We are already regretting it.  Every significant movement is accompanied by an agonized groan.  We may not be able to get out of bed in the morning.

But the yard sure looks better.  The flower bed along the back of the house has been taken over by ivy, but I got in there and raked and ripped and pulled as much of it out as I could.  Now, that bed is down to bare, rich dirt.  If I can keep it that way until it's time to plant flowers, it'll be lovely. 



Sunday, February 9, 2014

Crazy Weather


When I left off writing last week, I'd just spent a weekend doing outdoor gardening.  It was warm enough that I sweated without a coat.  About 4 p.m.

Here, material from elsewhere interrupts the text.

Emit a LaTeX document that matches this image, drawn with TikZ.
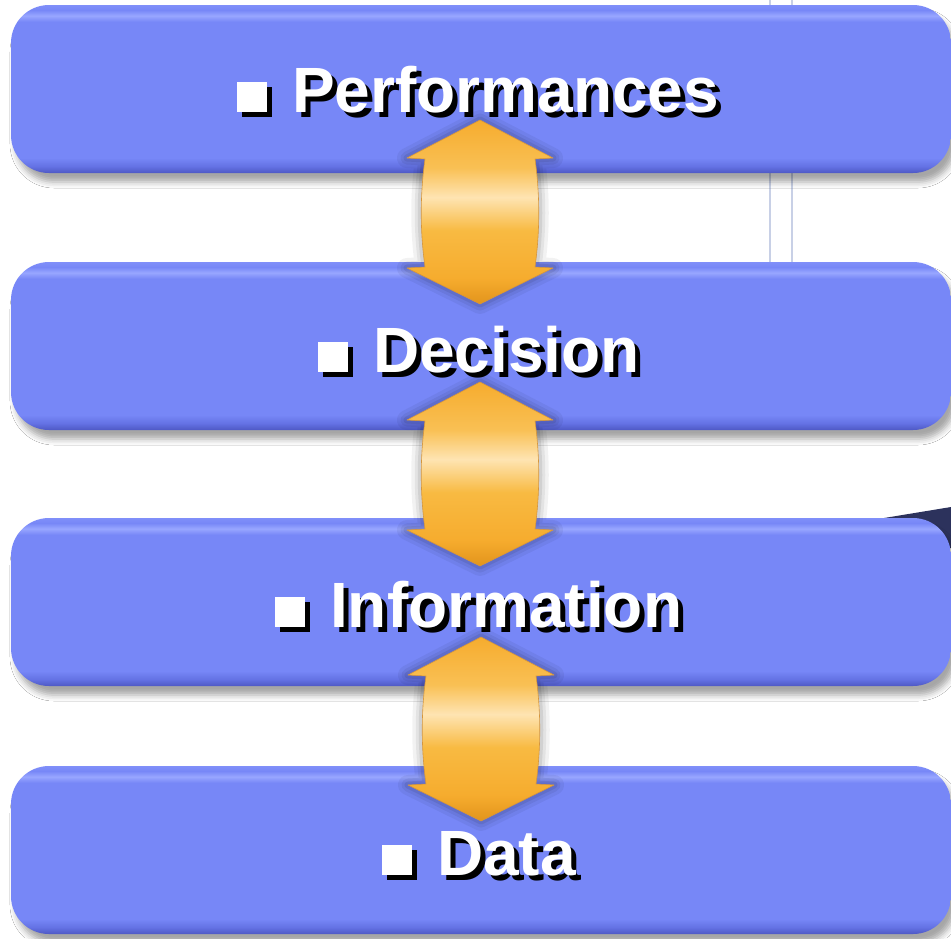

Sunday, I looked out of my kitchen window to find ice forming on the trees.  By the next morning, the trees were so heavy with ice that they were bending and breaking. 

Monday afternoon, as I was in the kitchen, pondering what to do about supper, I heard a CRACK! like a pistol shot, and a WHOOSH! and a sound like a thousand martini glasses crashing off a shelf.  I ran to the window in time to see the last of the ice shards cascading to the ground, right on top of the crippled leaf sweeper I'd parked under the trees.  The leaf sweeper was flat as a pancake under a huge limb. 

It snowed Friday night, came down pretty fast for a while, but only piled up a couple of inches, altogether.  Today, the temperatures rose, the snow mostly disappeared, and we have been hearing ice raining out of the trees.

And I've just been piddling around the house, thinking about how all that good moisture is going to flatten the leaves I've piled up in the middles, and soak the straw and newspapers and alfalfa pellets I've put atop the rows, and make my garden a rich paradise by spring.  ;)


Saturday, February 1, 2014

More Straw


It has been warm here for the past couple of days, but tomorrow the weather is supposed to get crazy (again).  I wanted to put more newspaper and straw on my planting rows before it starts raining.  My boss has been saving her newspapers for me, as has Nanny, and so yesterday when I got busy in the garden I had enough newspaper to finish using up the straw  I bought last weekend.  Those 10 bales of straw covered about 3-1/2 rows, probably 1/4 of the garden. 

Since The Husband was going to town this morning, I sweet-talked him into going to the farm store for more straw.  While he was gone, I hitched the lawn sweeper to my 4-wheeler and started gathering leaves from the yard to dump on the garden, thinking I'd rake it into the middles for weed control.  I made about 4 trips from the house to the garden before the sweeper quit working.  The Husband arrived back at home with a truck bed of straw about that time.  We took the sweeper apart and discovered that a plastic gear had cracked in two places, and some of the teeth were worn down, and it apparently doesn't have enough oomph to turn the brushes.  I searched online and called stores; evidently, replacement parts of this sort are not available.  Looks like we'll be shopping for a new lawn sweeper, and it needs to happen in time to let me get more leaves on the garden before spring arrives.

We unloaded our 10 new bales of straw and started distributing it down the rows.  Ran out of newspaper again, and quit.  The Sunday paper might finish up the straw bales.